Villains: The Ex-Gay Movement Strikes Back
It’s a second outing in the column Villains this year for the Core Issues Trust. (Read Villains: On US gay-conversion tactics … again.) This noisy and disoriented organisation, which lashes out like a beast cornered whenever the word “gay” is mentioned, is rolling out its own London bus advertising campaign to counter Stonewall’s “Some People Are Gay. Get Over It!” What does it say? “Not gay! Ex-gay, Post-gay and Proud. Get Over It!” It seems that now the term ‘ex-gay’ is not enough for the Trust, and so they have added ‘post-gay’. No matter, it is a confused and confusing statement, and I cannot imagine many people in London understanding it. I often explain to people what the term “ex-gay” is supposed to mean and they look at me like I have a screw loose. Which is as it should be.
What is this all about? The Core Issues Trust, which claims to only be helping people who do not want to be gay, believe the only way is to repent. “We believe individuals have a right to self-determine sexual identity and behaviour and so reject the notion that people are born gay and as such are inevitably ‘gay’.” That’s the politics, such as it is. And now for the ‘science bit’.
The Trust puts its faith in “reparative therapy”, which is a pseudo-scientific term for shaming people into renouncing homosexual feelings based on whatever quotation from the Bible fits the purpose. Another term the Trust employs when it wants to avoid criticism is “practical theology”. The American Psychiatric Association has this to say about this so-called therapy: “In the last four decades, ‘reparative’ therapists have not produced any rigorous scientific research to substantiate their claims of cure. Until there is such research available, APA recommends that ethical practitioners refrain from attempts to change individuals’ sexual orientation, keeping in mind the medical dictum to first, do no harm.”
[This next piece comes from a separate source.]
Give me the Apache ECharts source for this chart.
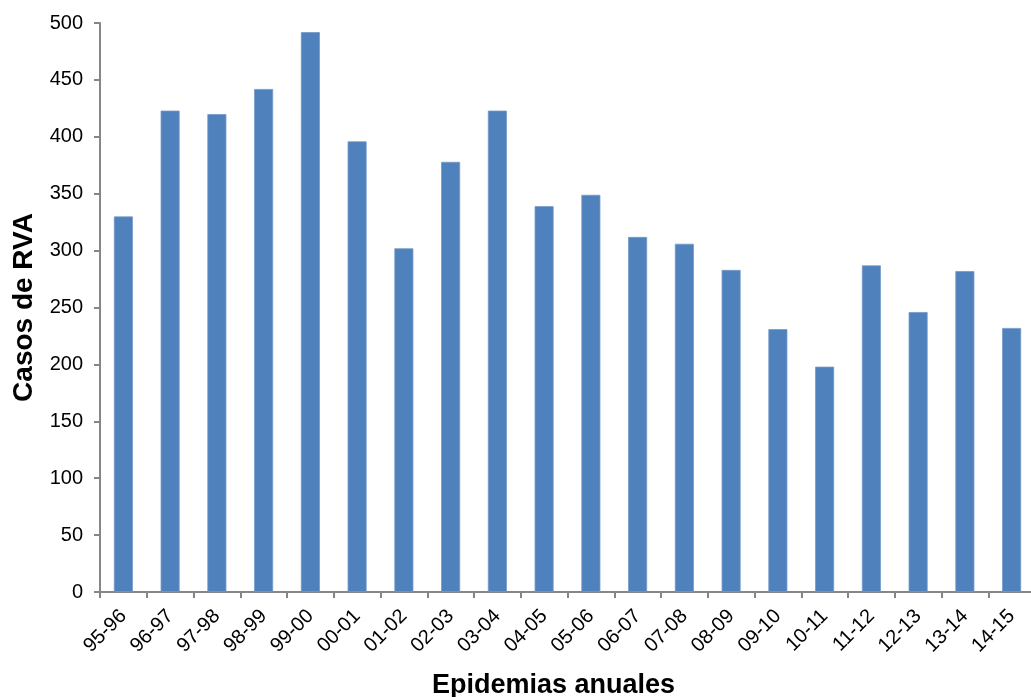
<!DOCTYPE html>
<html>
<head>
<meta charset="utf-8">
<script src="https://cdn.jsdelivr.net/npm/echarts@6/dist/echarts.min.js"></script>
<style>html,body{margin:0;padding:0;background:#fff}#c{width:1031px;height:697px}</style>
</head>
<body>
<div id="c"></div>
<script>
const categories = ["95-96","96-97","97-98","98-99","99-00","00-01","01-02","02-03","03-04","04-05","05-06","06-07","07-08","08-09","09-10","10-11","11-12","12-13","13-14","14-15"];
const casos = [330,423,420,442,492,396,302,378,423,339,349,312,306,283,231,198,287,246,282,232];
const yTicks = [0,50,100,150,200,250,300,350,400,450,500];

const chart = echarts.init(document.getElementById('c'), null, {renderer:'canvas'});
const axisGray = '#868686';
chart.setOption({
  animation: false,
  grid: {left: 100, right: -4, top: 23, bottom: 105, containLabel: false, outerBoundsMode: 'none'},
  xAxis: {
    type: 'category',
    data: categories,
    boundaryGap: true,
    axisLine: {lineStyle: {color: axisGray, width: 2}},
    axisTick: {show: true, inside: false, length: 6, alignWithLabel: false, lineStyle: {color: axisGray, width: 2}},
    axisLabel: {rotate: 45, interval: 0, color: '#000', fontFamily: 'Liberation Sans, Arial', fontSize: 20, margin: 21},
    name: 'Epidemias anuales',
    nameLocation: 'middle',
    nameGap: 80,
    nameTextStyle: {fontFamily: 'Liberation Sans, Arial', fontWeight: 'bold', fontSize: 27, color: '#000', padding: [0, 28, 0, 0]}
  },
  yAxis: {
    type: 'value',
    min: yTicks[0],
    max: yTicks[yTicks.length - 1],
    interval: 50,
    splitLine: {show: false},
    axisLine: {show: true, lineStyle: {color: axisGray, width: 2}},
    axisTick: {show: true, inside: false, length: 6, lineStyle: {color: axisGray, width: 2}},
    axisLabel: {color: '#000', fontFamily: 'Liberation Sans, Arial', fontSize: 20, margin: 17},
    name: 'Casos de RVA',
    nameLocation: 'middle',
    nameRotate: 90,
    nameGap: 62,
    nameTextStyle: {fontFamily: 'Liberation Sans, Arial', fontWeight: 'bold', fontSize: 28, color: '#000'}
  },
  series: [{
    type: 'bar',
    data: casos,
    barWidth: 19,
    itemStyle: {color: '#4F81BD', borderColor: '#7399c8', borderWidth: 0.8}
  }]
});
</script>
</body>
</html>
The Trust, as has been noted before in this column, is not interested in facts, unless it is calling on others to produce them. And so this is their official line on its bus campaign: the Stonewall ad as “is merely another attempt to close down critical debate about being gay and marriage ‘equality’, and warn that the promotion of homosexual practices to children and young people, many of whom are known to experience ambivalence as they sort through issues of sexual identity, is misleading and dangerous.” Try reading it again. No, it doesn’t make logical sense. It’s all about the hysteria.
The director of the Core Issues Trust, Dr Mike Davidson, concluded that the “campaign rides roughshod over individuals who by conscience reject the simplistic notion that their choice to move out of homosexuality is because of internalised prejudice taught by society, completely ignoring the profound effect on sexual identity, established by highly-respected scientific study, of childhood experience.” No, he does not have an easy grasp of the English language. Or logic. What is his doctorate in? Witch?
The good people at the Core Issues Trust are not what you would call thinkers. When they approach a “critical debate”, they do not take a broad look at the issues, but instead push that problem around until it fits into it’s a predesigned space. It’s like shaving off the corners of a square peg to fit it into a round hole and then declaring that a square peg does fit into a round hole after all. The London bus campaign, which starts on Monday April 16, is another example of that.
Core Issues and the Anglican Mainstream (who are equally unhinged on the subject of homosexuality) start from the idea that the Stonewall ads claim people are born gay. That is not the case. It’s just lazy reading on their part. It’s saying some people are gay. The discussion over whether people are born gay, or their environment leads them to be gay, is of academic interest of course, but in a secular democracy it should not determine how anyone homosexual is treated. What matters is who you are, not how you turned out that way. The rest is spin and noise. The badgering of the Core Issues Trust is damaging, insulting, and has no grounding in ethics or science.
UPDATE: 18:20 GMT. Transport for London will not run the campaign: “We don’t believe these ads reflect TfL’s commitment to a tolerant and inclusive London”.